**Task instructions:** Your task is to print exactly the lines from the line that contains "Recreate this image" through the line that contains "neriifolinErrors, straphanthidinErrors, vu0008957Errors];", with pictures left out.
**** Supplied information
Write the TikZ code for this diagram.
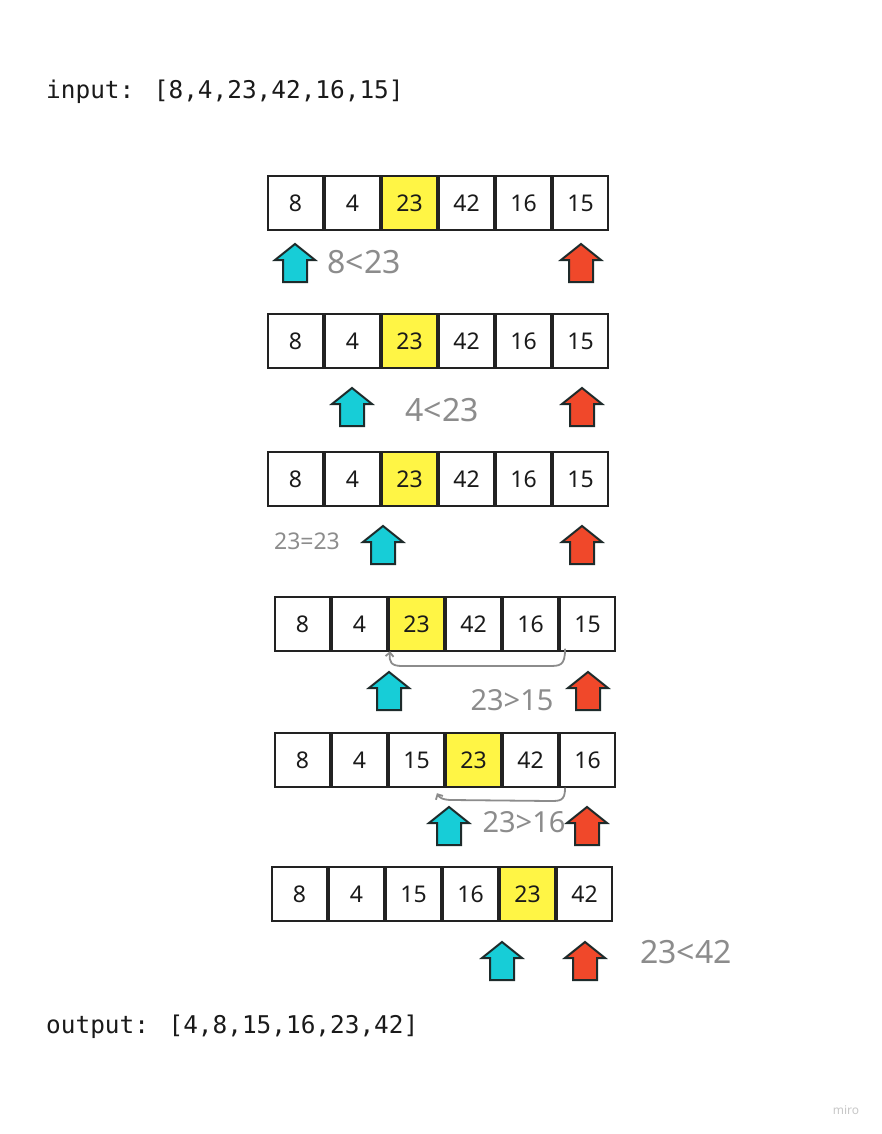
\documentclass[tikz,border=0pt]{standalone}
\usepackage{fontspec}
\setmainfont{Noto Sans}
\newfontfamily\monof{DejaVu Sans Mono}
\newfontfamily\handf{Noto Sans}
\usetikzlibrary{arrows.meta}
\definecolor{cellyellow}{HTML}{FFF545}
\definecolor{cyanc}{HTML}{17CDD7}
\definecolor{redc}{HTML}{F0482A}
\definecolor{ptrline}{HTML}{1E2B2B}
\definecolor{cellline}{HTML}{222222}
\definecolor{handgray}{HTML}{8C8C8C}
\definecolor{mirogray}{HTML}{C8C8C8}
\definecolor{textdark}{HTML}{1A1A1A}
\tikzset{
  cell/.style={draw=cellline, line width=2.4pt, minimum width=54.5pt, minimum height=54pt,
    inner sep=0pt, font=\fontsize{23}{23}\selectfont, text=textdark},
  ptr/.pic={\draw[draw=ptrline, line width=2pt, line join=miter, fill=#1]
      (0,0) -- (20,16) -- (12,16) -- (12,38) -- (-12,38) -- (-12,16) -- (-20,16) -- cycle;},
  hand/.style={text=handgray, inner sep=0pt},
  loopline/.style={draw=handgray, line width=1.8pt, line cap=round,
    -{Straight Barb[length=4pt,width=8pt]}},
  mono/.style={font=\monof\fontsize{24.4}{24.4}\selectfont, text=textdark, inner sep=0pt, anchor=base west}
}
\newcommand\cellrow[5]{%
  \foreach \v [count=\i] in {#5} {%
    \ifnum\i=#4\relax\def\cf{cellyellow}\else\def\cf{white}\fi
    \node[cell,fill=\cf] (#1c\i) at ({#2+57*\i-28.5},#3) {\v};
  }}
\begin{document}
\begin{tikzpicture}[x=1pt,y=-1pt]
\useasboundingbox[fill=white] (0,0) rectangle (881,1134);

\node[mono] (inp) at (46,99) {input: [8,4,23,42,16,15]};
\node[mono] (outp) at (46,1033) {output: [4,8,15,16,23,42]};

\cellrow{r1}{267}{203}{3}{8,4,23,42,16,15}
\cellrow{r2}{267}{341}{3}{8,4,23,42,16,15}
\cellrow{r3}{267}{479}{3}{8,4,23,42,16,15}
\cellrow{r4}{274}{624}{3}{8,4,23,42,16,15}
\cellrow{r5}{274}{760}{4}{8,4,15,23,42,16}
\cellrow{r6}{271}{894}{5}{8,4,15,16,23,42}

% pointers
\pic (p1l) at (295,244) {ptr=cyanc};
\pic (p1r) at (581,244) {ptr=redc};
\pic (p2l) at (352,388) {ptr=cyanc};
\pic (p2r) at (582,388) {ptr=redc};
\pic (p3l) at (383,526) {ptr=cyanc};
\pic (p3r) at (582,526) {ptr=redc};
\pic (p4l) at (389,672) {ptr=cyanc};
\pic (p4r) at (588,672) {ptr=redc};
\pic (p5l) at (449,807) {ptr=cyanc};
\pic (p5r) at (587,807) {ptr=redc};
\pic (p6l) at (502,942) {ptr=cyanc};
\pic (p6r) at (585,942) {ptr=redc};

% handwritten comparisons
\node[hand, font=\handf\fontsize{32}{32}\selectfont] (h1) at (364,262) {8<23};
\node[hand, font=\handf\fontsize{32}{32}\selectfont] (h2) at (442,410) {4<23};
\node[hand, font=\handf\fontsize{23}{23}\selectfont] (h3) at (307,541) {23=23};
\node[hand, font=\handf\fontsize{29}{29}\selectfont] (h4) at (512,700) {23>15};
\node[hand, font=\handf\fontsize{29}{29}\selectfont] (h5) at (524,822) {23>16};
\node[hand, font=\handf\fontsize{32}{32}\selectfont] (h6) at (686,952) {23<42};

% swap loops
\draw[loopline] ([xshift=6pt,yshift=3pt]r4c6.south west)
  .. controls (565,666) and (560,666) .. (548,666) -- (402,666)
  .. controls (391,666) and (389,662) .. ([xshift=2pt,yshift=1pt]r4c3.south west);
\draw[loopline] ([xshift=6pt]r5c6.south west)
  .. controls (565,801) and (560,801) .. (550,801) -- (452,800)
  .. controls (442,800) and (439,797) .. ([xshift=-8pt,yshift=-5pt]r5c3.south east);

\node[text=mirogray, font=\fontsize{12}{12}\selectfont, inner sep=0pt] (miro) at (846,1110) {miro};
\end{tikzpicture}
\end{document}
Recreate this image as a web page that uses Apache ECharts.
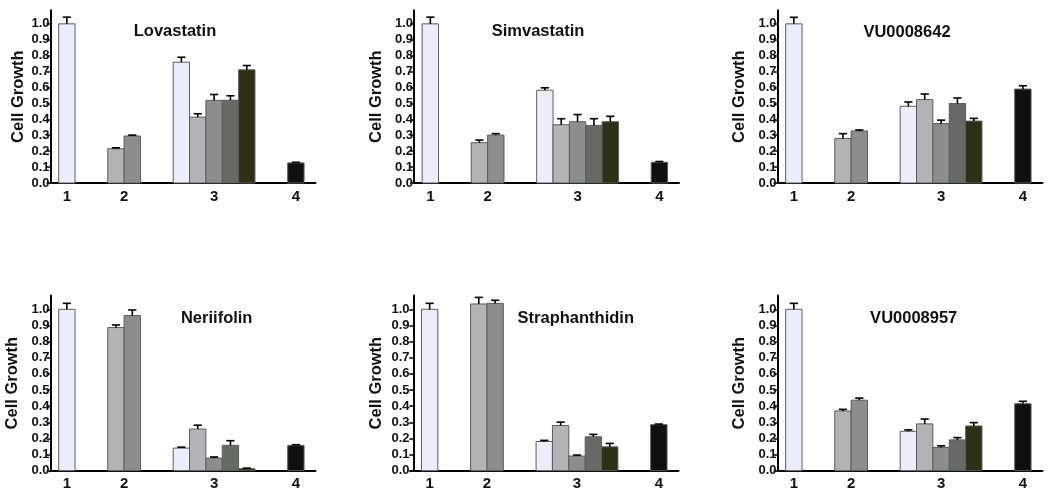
<!DOCTYPE html>
<html>
<head>
<meta charset="utf-8">
<script src="https://cdn.jsdelivr.net/npm/echarts@6/dist/echarts.min.js"></script>
<style>
html,body{margin:0;padding:0;background:#fff;}
#chart{width:1050px;height:499px;}
</style>
</head>
<body>
<div id="chart"></div>
<script>
// ---- data ----
const titles = ['Lovastatin', 'Simvastatin', 'VU0008642', 'Neriifolin', 'Straphanthidin', 'VU0008957'];
const groupNames = ['1', '2', '3', '4'];
const groupSizes = [1, 2, 5, 1];
const yTickLabels = ['0.0', '0.1', '0.2', '0.3', '0.4', '0.5', '0.6', '0.7', '0.8', '0.9', '1.0'];
const yAxisName = 'Cell Growth';

const lovastatinValues = [1.0, 0.215, 0.295, 0.759, 0.414, 0.519, 0.52, 0.711, 0.126];
const lovastatinErrors = [0.042, 0.006, 0.006, 0.031, 0.021, 0.037, 0.028, 0.027, 0.004];
const simvastatinValues = [1.0, 0.253, 0.301, 0.583, 0.366, 0.385, 0.362, 0.385, 0.13];
const simvastatinErrors = [0.042, 0.017, 0.009, 0.015, 0.038, 0.045, 0.042, 0.034, 0.005];
const vu0008642Values = [1.0, 0.28, 0.327, 0.482, 0.524, 0.373, 0.499, 0.389, 0.59];
const vu0008642Errors = [0.041, 0.03, 0.006, 0.027, 0.035, 0.022, 0.035, 0.017, 0.021];
const neriifolinValues = [1.0, 0.887, 0.961, 0.14, 0.258, 0.078, 0.157, 0.012, 0.157];
const neriifolinErrors = [0.037, 0.016, 0.035, 0.006, 0.024, 0.007, 0.029, 0.004, 0.004];
const straphanthidinValues = [1.0, 1.033, 1.037, 0.181, 0.28, 0.091, 0.21, 0.148, 0.285];
const straphanthidinErrors = [0.037, 0.041, 0.019, 0.007, 0.021, 0.006, 0.015, 0.021, 0.004];
const vu0008957Values = [1.0, 0.37, 0.437, 0.244, 0.29, 0.144, 0.191, 0.277, 0.415];
const vu0008957Errors = [0.037, 0.01, 0.013, 0.009, 0.03, 0.01, 0.014, 0.021, 0.015];

const panelValues = [lovastatinValues, simvastatinValues, vu0008642Values, neriifolinValues, straphanthidinValues, vu0008957Values];
const panelErrors = [lovastatinErrors, simvastatinErrors, vu0008642Errors, neriifolinErrors, straphanthidinErrors, vu0008957Errors];

// ---- styles / layout ----
const FONT = '"Liberation Sans", Arial, Helvetica, sans-serif';
const barColors = ['#ececfb', '#b3b3b7', '#8d8d8d', '#ececfb', '#b3b3b7', '#8d8d8d', '#676a64', '#2e3016', '#101010'];
const borderColor = '#5c5c5c';
const TOP_ROW = { top: 10.3, height: 172.7 };
const BOT_ROW = { top: 295.6, height: 175.1 };
const layout = [
  { left: 50.5, width: 265, xMin: 0, row: TOP_ROW, nameGap: 24, tx: 175, ty: 31.7 },
  { left: 414, width: 265, xMin: 0, row: TOP_ROW, nameGap: 29, tx: 538, ty: 31.7 },
  { left: 777.5, width: 265, xMin: 0, row: TOP_ROW, nameGap: 29.5, tx: 907, ty: 32 },
  { left: 50.5, width: 265, xMin: 0, row: BOT_ROW, nameGap: 30, tx: 216.7, ty: 318.7 },
  { left: 410.5, width: 268, xMin: -0.17, row: BOT_ROW, nameGap: 25.5, tx: 575.8, ty: 318 },
  { left: 777.5, width: 265, xMin: 0, row: BOT_ROW, nameGap: 29.5, tx: 913.7, ty: 318.3 }
];
const X_MAX = 16.2;
const Y_MAX = 1.085;

// slot positions derived from the group structure
const barPositions = [];
const labelPositions = [];
let pos = 1;
groupSizes.forEach(function (n) {
  for (let i = 0; i < n; i++) barPositions.push(pos + i);
  labelPositions.push(pos + (n - 1) / 2);
  pos += n + 2;
});
function groupLabel(v) {
  for (let i = 0; i < labelPositions.length; i++) {
    if (Math.abs(labelPositions[i] - v) < 1e-6) return groupNames[i];
  }
  return '';
}

function renderItem(params, api) {
  const x = api.value(0), v = api.value(1), e = api.value(2), ci = api.value(3);
  const p0 = api.coord([x - 0.5, 0]);
  const p1 = api.coord([x + 0.5, v]);
  const pe = api.coord([x, v + e]);
  const w = p1[0] - p0[0];
  const cap = w * 0.25;
  return {
    type: 'group',
    children: [
      { type: 'rect', shape: { x: p0[0], y: p1[1], width: w, height: p0[1] - p1[1] },
        style: { fill: barColors[ci], stroke: borderColor, lineWidth: 1 } },
      { type: 'line', shape: { x1: pe[0], y1: p1[1], x2: pe[0], y2: pe[1] },
        style: { stroke: '#000', lineWidth: 1.6 } },
      { type: 'line', shape: { x1: pe[0] - cap, y1: pe[1], x2: pe[0] + cap, y2: pe[1] },
        style: { stroke: '#000', lineWidth: 1.6 } }
    ]
  };
}

const grid = [], xAxis = [], yAxis = [], series = [], title = [];
layout.forEach(function (L, k) {
  grid.push({ left: L.left, width: L.width, top: L.row.top, height: L.row.height, containLabel: false });
  xAxis.push({
    type: 'value', gridIndex: k, min: L.xMin, max: X_MAX,
    splitLine: { show: false },
    axisLine: { show: true, onZero: false, lineStyle: { color: '#000', width: 2 } },
    axisTick: { show: false },
    axisLabel: {
      customValues: labelPositions, formatter: groupLabel, margin: 6,
      color: '#111', fontFamily: FONT, fontWeight: 'bold', fontSize: 15
    }
  });
  yAxis.push({
    type: 'value', gridIndex: k, min: 0, max: Y_MAX,
    name: yAxisName, nameLocation: 'middle', nameRotate: 90, nameGap: L.nameGap,
    nameTextStyle: { color: '#111', fontFamily: FONT, fontWeight: 'bold', fontSize: 16.5 },
    splitLine: { show: false },
    axisLine: { show: true, lineStyle: { color: '#000', width: 2 } },
    axisTick: { show: true, length: 4, customValues: yTickLabels.map(Number), lineStyle: { color: '#000', width: 1.5 } },
    axisLabel: {
      customValues: yTickLabels.map(Number), margin: 1,
      formatter: function (v) { return v.toFixed(1); },
      color: '#111', fontFamily: FONT, fontWeight: 'bold', fontSize: 13
    }
  });
  const data = panelValues[k].map(function (v, i) {
    return [barPositions[i], v, panelErrors[k][i], i];
  });
  series.push({
    type: 'custom', xAxisIndex: k, yAxisIndex: k, renderItem: renderItem,
    encode: { x: 0, y: 1 }, data: data, clip: false, silent: true
  });
  title.push({
    text: titles[k], left: L.tx, top: L.ty, textAlign: 'center', textVerticalAlign: 'middle', padding: 0,
    textStyle: { color: '#111', fontFamily: FONT, fontWeight: 'bold', fontSize: 16.5 }
  });
});

const chart = echarts.init(document.getElementById('chart'), null, { renderer: 'canvas' });
chart.setOption({
  animation: false,
  backgroundColor: '#fff',
  title: title, grid: grid, xAxis: xAxis, yAxis: yAxis, series: series
});
</script>
</body>
</html>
********
**Problem solution:**
Recreate this image as a web page that uses Apache ECharts.
<!DOCTYPE html>
<html>
<head>
<meta charset="utf-8">
<script src="https://cdn.jsdelivr.net/npm/echarts@6/dist/echarts.min.js"></script>
<style>
html,body{margin:0;padding:0;background:#fff;}
#chart{width:1050px;height:499px;}
</style>
</head>
<body>
<div id="chart"></div>
<script>
// ---- data ----
const titles = ['Lovastatin', 'Simvastatin', 'VU0008642', 'Neriifolin', 'Straphanthidin', 'VU0008957'];
const groupNames = ['1', '2', '3', '4'];
const groupSizes = [1, 2, 5, 1];
const yTickLabels = ['0.0', '0.1', '0.2', '0.3', '0.4', '0.5', '0.6', '0.7', '0.8', '0.9', '1.0'];
const yAxisName = 'Cell Growth';

const lovastatinValues = [1.0, 0.215, 0.295, 0.759, 0.414, 0.519, 0.52, 0.711, 0.126];
const lovastatinErrors = [0.042, 0.006, 0.006, 0.031, 0.021, 0.037, 0.028, 0.027, 0.004];
const simvastatinValues = [1.0, 0.253, 0.301, 0.583, 0.366, 0.385, 0.362, 0.385, 0.13];
const simvastatinErrors = [0.042, 0.017, 0.009, 0.015, 0.038, 0.045, 0.042, 0.034, 0.005];
const vu0008642Values = [1.0, 0.28, 0.327, 0.482, 0.524, 0.373, 0.499, 0.389, 0.59];
const vu0008642Errors = [0.041, 0.03, 0.006, 0.027, 0.035, 0.022, 0.035, 0.017, 0.021];
const neriifolinValues = [1.0, 0.887, 0.961, 0.14, 0.258, 0.078, 0.157, 0.012, 0.157];
const neriifolinErrors = [0.037, 0.016, 0.035, 0.006, 0.024, 0.007, 0.029, 0.004, 0.004];
const straphanthidinValues = [1.0, 1.033, 1.037, 0.181, 0.28, 0.091, 0.21, 0.148, 0.285];
const straphanthidinErrors = [0.037, 0.041, 0.019, 0.007, 0.021, 0.006, 0.015, 0.021, 0.004];
const vu0008957Values = [1.0, 0.37, 0.437, 0.244, 0.29, 0.144, 0.191, 0.277, 0.415];
const vu0008957Errors = [0.037, 0.01, 0.013, 0.009, 0.03, 0.01, 0.014, 0.021, 0.015];

const panelValues = [lovastatinValues, simvastatinValues, vu0008642Values, neriifolinValues, straphanthidinValues, vu0008957Values];
const panelErrors = [lovastatinErrors, simvastatinErrors, vu0008642Errors, neriifolinErrors, straphanthidinErrors, vu0008957Errors];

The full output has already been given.